Set problem: Reproduce, character for character, the lines below from the first through the one with "import seaborn as sns". Leave pictures out.
* START *
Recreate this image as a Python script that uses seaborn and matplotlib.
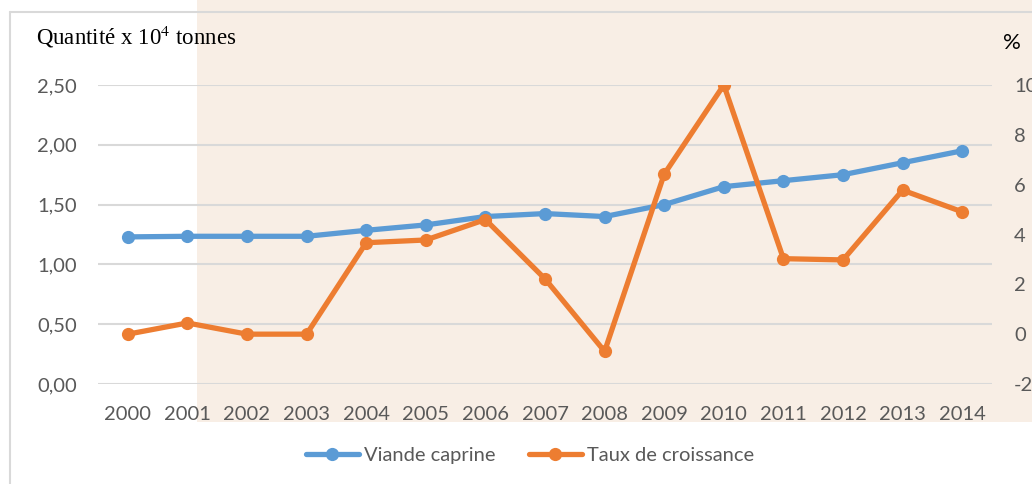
import numpy as np
import pandas as pd
import matplotlib
matplotlib.use("Agg")
import matplotlib.pyplot as plt
from matplotlib.patches import Rectangle
from matplotlib.lines import Line2D
from matplotlib.ticker import FuncFormatter
import seaborn as sns

# data
years = [2000, 2001, 2002, 2003, 2004, 2005, 2006, 2007, 2008, 2009, 2010, 2011, 2012, 2013, 2014]
viande = [1.23, 1.235, 1.235, 1.235, 1.285, 1.33, 1.40, 1.425, 1.40, 1.50, 1.65, 1.70, 1.75, 1.85, 1.95]
taux = [0.0, 0.45, 0.0, 0.0, 3.67, 3.78, 4.6, 2.22, -0.69, 6.42, 10.0, 3.03, 2.98, 5.78, 4.91]
left_ticks = [0, 0.5, 1.0, 1.5, 2.0, 2.5]
right_ticks = [-2, 0, 2, 4, 6, 8, 10]

df = pd.DataFrame({"annee": years, "Viande caprine": viande, "Taux de croissance": taux})

sns.set_style("white")
plt.rcParams["font.family"] = ["Lato", "DejaVu Sans"]
plt.rcParams["mathtext.fontset"] = "stix"
plt.rcParams["axes.unicode_minus"] = False

blue = "#5b9bd5"
orange = "#ed7d31"
grey_txt = "#595959"
grid_col = "#d9d9d9"
fs = 14.5

fig = plt.figure(figsize=(10.32, 4.84), dpi=100)
fig.patch.set_facecolor("white")

# beige block behind the chart
fig.patches.append(Rectangle((197 / 1032, 62 / 484), 1 - 197 / 1032, 1 - 62 / 484,
                             transform=fig.transFigure, facecolor="#f8eee5",
                             edgecolor="none", zorder=-5))
# border of the chart area
fig.lines.append(Line2D([10 / 1032, 10 / 1032], [0, 1 - 12 / 484], transform=fig.transFigure,
                        color=grid_col, lw=1.5, zorder=-4))
fig.lines.append(Line2D([10 / 1032, 1], [1 - 12 / 484, 1 - 12 / 484], transform=fig.transFigure,
                        color=grid_col, lw=1.5, zorder=-4))

ax = fig.add_axes([98 / 1032, 1 - 384 / 484, (992 - 98) / 1032, (384 - 85) / 484])
ax.set_facecolor("none")

sns.lineplot(data=df, x="annee", y="Viande caprine", ax=ax, color=blue, lw=3.8,
             marker="o", markersize=9.5, markeredgewidth=0, label="Viande caprine", legend=False)
ax.set_xlim(1999.5, 2014.5)
ax.set_ylim(0, 2.5)
ax.set_yticks(left_ticks)
ax.yaxis.set_major_formatter(FuncFormatter(lambda v, p: f"{v:.2f}".replace(".", ",")))
ax.set_xticks(years)
ax.set_xticklabels([str(y) for y in years])
ax.grid(axis="y", color=grid_col, lw=1.5)
ax.set_axisbelow(True)
ax.tick_params(axis="both", length=0, labelsize=fs, labelcolor=grey_txt)
ax.tick_params(axis="y", pad=15)
ax.tick_params(axis="x", pad=16)
ax.set_xlabel("")
ax.set_ylabel("")
sns.despine(ax=ax, left=True, bottom=True)

ax2 = ax.twinx()
ax2.set_facecolor("none")
sns.lineplot(data=df, x="annee", y="Taux de croissance", ax=ax2, color=orange, lw=3.8,
             marker="o", markersize=9.5, markeredgewidth=0, label="Taux de croissance", legend=False)
ax2.set_ylim(-2, 10)
ax2.set_yticks(right_ticks)
ax2.tick_params(axis="y", length=0, labelsize=fs, labelcolor=grey_txt, pad=16)
ax2.set_ylabel("")
for s in ax2.spines.values():
    s.set_visible(False)

fig.text(36 / 1032, 1 - 37 / 484, "Quantité x 10$^{4}$ tonnes", family="Liberation Serif",
         fontsize=16.5, color="black", va="center", ha="left")
fig.text(1003 / 1032, 1 - 43 / 484, "%", fontsize=16, color="black", va="center", ha="left")

h1, l1 = ax.get_legend_handles_labels()
h2, l2 = ax2.get_legend_handles_labels()
fig.legend(h1 + h2, l1 + l2, loc="center", bbox_to_anchor=(530 / 1032, 1 - 455 / 484),
           ncol=2, frameon=False, fontsize=fs, labelcolor=grey_txt, handlelength=2.6,
           handletextpad=0.25, columnspacing=1.7)

fig.savefig("out.png", dpi=100)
* END *
Result:
Recreate this image as a Python script that uses seaborn and matplotlib.
import numpy as np
import pandas as pd
import matplotlib
matplotlib.use("Agg")
import matplotlib.pyplot as plt
from matplotlib.patches import Rectangle
from matplotlib.lines import Line2D
from matplotlib.ticker import FuncFormatter
import seaborn as sns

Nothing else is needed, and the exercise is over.